Since Rhodes purchased the lodge in 2015, his renovations to the property have created a very noticeable increase in occupation at the lodge. As a result of this, the staff has grown from 24-125 people to accommodate their increase in traffic.

Uses 
The Killarney Mountain Lodge offers a large variety of services to accommodate whatever needs their guests have. There are many cabins and dining halls for the guests who are there to spend time in the Killarney outdoors or for those who are there to attend events happening in the Canada House Conference Centre. Many companies choose the lodge as a destination for corporate retreats. Lots of activities are arranged for the guests such as cruises, sailing, team fish fry, kayaking, canoeing, hiking, bonfires, and wilderness excursions.

Canada House

Design 
The log-built convention center was designed by architects from R. Tomè + Associates, structural engineer Strik Baldinelli Minix Ltd, structural mechanic Emcad and log structure design by Murray Arnott design. The goal of the design was to create a structure that is a landmark and representative of Canadian history. The design was inspired by the grandeur of the Fairmont hotels. Despite its large size, the conference centre is still able to blend into its surroundings as if it’s always been there, due to the use of natural materials and the traditional log cabin building style of architecture. The structure is a total of 34000 square feet and the build cost 18 million dollars to complete. Over 500 people were involved from the initial design to the final construction of the conference centre. Rhodes thought it was important to involve the community in the build process.

Construction 
To recognize the history of the First Nations people and the land they were building on, the construction team hired local log crews on Wikwemikong unceded Indian reservation. They worked hard to harvest over 120 tones of white pine trees. Lots of work went into prepping the logs before they could be assembled. “The logs were stripped of bark and seasoned for several weeks before being hand-shaped with a drawknife; then, they were preassembled at the builder’s yard in a process that included tagging, numbering and disassembling the logs. Finally, the tagged logs were trucked to the construction site and assembled”. The construction techniques used in this build are traditional to the Georgian Bay area.

Materials 
The name "Canada House" comes from the fact that it is constructed from materials sourced from all of Canada.

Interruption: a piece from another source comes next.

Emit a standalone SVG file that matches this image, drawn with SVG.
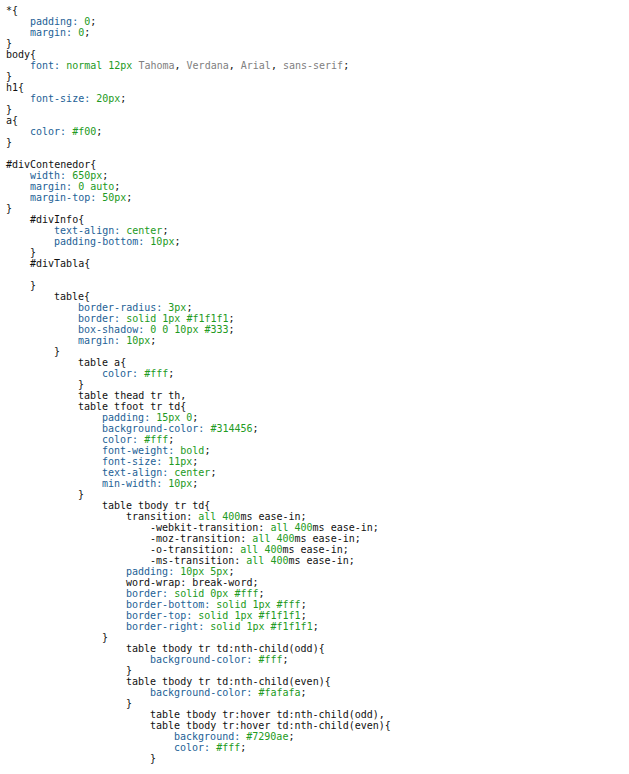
<svg xmlns="http://www.w3.org/2000/svg" width="629" height="774" viewBox="0 0 629 774" xml:space="preserve">
<style>
text{font-family:"DejaVu Sans Mono","Liberation Mono",monospace;font-size:10px;fill:#111}
.p{fill:#1d5f96}
.v{fill:#229a22}
.f{fill:#808080}
</style>
<rect width="629" height="774" fill="#fff"/>
<g id="code" transform="translate(0,-1)">
<text x="6" y="14.5">*{</text>
<text x="30" y="25.5"><tspan class="p">padding:</tspan> <tspan class="v">0</tspan>;</text>
<text x="30" y="36.5"><tspan class="p">margin:</tspan> <tspan class="v">0</tspan>;</text>
<text x="6" y="47.5">}</text>
<text x="6" y="58.5">body{</text>
<text x="30" y="69.5"><tspan class="p">font:</tspan> <tspan class="v">normal 12px</tspan> <tspan class="f">Tahoma</tspan>, <tspan class="f">Verdana</tspan>, <tspan class="f">Arial</tspan>, <tspan class="f">sans-serif</tspan>;</text>
<text x="6" y="80.5">}</text>
<text x="6" y="91.5">h1{</text>
<text x="30" y="102.5"><tspan class="p">font-size:</tspan> <tspan class="v">20px</tspan>;</text>
<text x="6" y="113.5">}</text>
<text x="6" y="124.5">a{</text>
<text x="30" y="135.5"><tspan class="p">color:</tspan> <tspan class="v">#f00</tspan>;</text>
<text x="6" y="146.5">}</text>
<text x="6" y="168.5">#divContenedor{</text>
<text x="30" y="179.5"><tspan class="p">width:</tspan> <tspan class="v">650px</tspan>;</text>
<text x="30" y="190.5"><tspan class="p">margin:</tspan> <tspan class="v">0 auto</tspan>;</text>
<text x="30" y="201.5"><tspan class="p">margin-top:</tspan> <tspan class="v">50px</tspan>;</text>
<text x="6" y="212.5">}</text>
<text x="30" y="223.5">#divInfo{</text>
<text x="54" y="234.5"><tspan class="p">text-align:</tspan> <tspan class="v">center</tspan>;</text>
<text x="54" y="245.5"><tspan class="p">padding-bottom:</tspan> <tspan class="v">10px</tspan>;</text>
<text x="30" y="256.5">}</text>
<text x="30" y="267.5">#divTabla{</text>
<text x="30" y="289.5">}</text>
<text x="54" y="300.5">table{</text>
<text x="78" y="311.5"><tspan class="p">border-radius:</tspan> <tspan class="v">3px</tspan>;</text>
<text x="78" y="322.5"><tspan class="p">border:</tspan> <tspan class="v">solid 1px #f1f1f1</tspan>;</text>
<text x="78" y="333.5"><tspan class="p">box-shadow:</tspan> <tspan class="v">0 0 10px #333</tspan>;</text>
<text x="78" y="344.5"><tspan class="p">margin:</tspan> <tspan class="v">10px</tspan>;</text>
<text x="54" y="355.5">}</text>
<text x="78" y="366.5">table a{</text>
<text x="102" y="377.5"><tspan class="p">color:</tspan> <tspan class="v">#fff</tspan>;</text>
<text x="78" y="388.5">}</text>
<text x="78" y="399.5">table thead tr th,</text>
<text x="78" y="410.5">table tfoot tr td{</text>
<text x="102" y="421.5"><tspan class="p">padding:</tspan> <tspan class="v">15px 0</tspan>;</text>
<text x="102" y="432.5"><tspan class="p">background-color:</tspan> <tspan class="v">#314456</tspan>;</text>
<text x="102" y="443.5"><tspan class="p">color:</tspan> <tspan class="v">#fff</tspan>;</text>
<text x="102" y="454.5"><tspan class="p">font-weight:</tspan> <tspan class="v">bold</tspan>;</text>
<text x="102" y="465.5"><tspan class="p">font-size:</tspan> <tspan class="v">11px</tspan>;</text>
<text x="102" y="476.5"><tspan class="p">text-align:</tspan> <tspan class="v">center</tspan>;</text>
<text x="102" y="487.5"><tspan class="p">min-width:</tspan> <tspan class="v">10px</tspan>;</text>
<text x="78" y="498.5">}</text>
<text x="102" y="509.5">table tbody tr td{</text>
<text x="126" y="520.5">transition: <tspan class="v">all 400</tspan>ms ease-in;</text>
<text x="150" y="531.5">-webkit-transition: <tspan class="v">all 400</tspan>ms ease-in;</text>
<text x="150" y="542.5">-moz-transition: <tspan class="v">all 400</tspan>ms ease-in;</text>
<text x="150" y="553.5">-o-transition: <tspan class="v">all 400</tspan>ms ease-in;</text>
<text x="150" y="564.5">-ms-transition: <tspan class="v">all 400</tspan>ms ease-in;</text>
<text x="126" y="575.5"><tspan class="p">padding:</tspan> <tspan class="v">10px 5px</tspan>;</text>
<text x="126" y="586.5">word-wrap: break-word;</text>
<text x="126" y="597.5"><tspan class="p">border:</tspan> <tspan class="v">solid 0px #fff</tspan>;</text>
<text x="126" y="608.5"><tspan class="p">border-bottom:</tspan> <tspan class="v">solid 1px #fff</tspan>;</text>
<text x="126" y="619.5"><tspan class="p">border-top:</tspan> <tspan class="v">solid 1px #f1f1f1</tspan>;</text>
<text x="126" y="630.5"><tspan class="p">border-right:</tspan> <tspan class="v">solid 1px #f1f1f1</tspan>;</text>
<text x="102" y="641.5">}</text>
<text x="126" y="652.5">table tbody tr td:nth-child(odd){</text>
<text x="150" y="663.5"><tspan class="p">background-color:</tspan> <tspan class="v">#fff</tspan>;</text>
<text x="126" y="674.5">}</text>
<text x="126" y="685.5">table tbody tr td:nth-child(even){</text>
<text x="150" y="696.5"><tspan class="p">background-color:</tspan> <tspan class="v">#fafafa</tspan>;</text>
<text x="126" y="707.5">}</text>
<text x="150" y="718.5">table tbody tr:hover td:nth-child(odd),</text>
<text x="150" y="729.5">table tbody tr:hover td:nth-child(even){</text>
<text x="174" y="740.5"><tspan class="p">background:</tspan> <tspan class="v">#7290ae</tspan>;</text>
<text x="174" y="751.5"><tspan class="p">color:</tspan> <tspan class="v">#fff</tspan>;</text>
<text x="150" y="762.5">}</text>
</g>
</svg>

 1000 logs, eastern white pine from Ontario and Quebec and douglas fir from British Columbia
 18-24inch in diameter
 Eastern white pine used for the walls
 Douglas fir used for the roof
 2500 truckloads of gravel from Sudbury Ontario
 15000 hours of masonry work
 2500 Trees and shrubs put in over the landscape
 Pink granite from the Canadian shield
 White quartz from La Cloche Mountain Range
 Stone from Owen Sound, Ontario and Wiarton, Ontario
 Over 1000 cubed meters of concrete

Use 
The conference centre consists of many rooms designed to host parties of 25 to 250 people. There are five grand halls for larger gatherings used for conferences, weddings, special dinners, banquets or classes. Most of the halls have their own fireplace and bar. Additionally, there are eight smaller meeting rooms for more intimate gatherings. Any of the spaces can be tailored to the needs of the user due to the large size of the rooms tables and chairs can be arranged in a variety of setups. From the two halls on the ground floor of the building, patios lead outside with views of Georgian Bay and the beautiful Killarney landscape. These halls have high ceilings that allow visitors to see the exposed handcrafted log structure. Canada House also has a commercial kitchen used to prepare meals for the guests and for dinners that are hosted in the conference centre. As a way to connect the building to the community, each of the rooms is named after local historical figures, locations or events such as Hole-in-the-wall, Group of Seven, Granite Ridge and Silver Peaks. Lots of indigenous artwork is also hung in the conference centre, most of it done by James Simon Mishibinijima.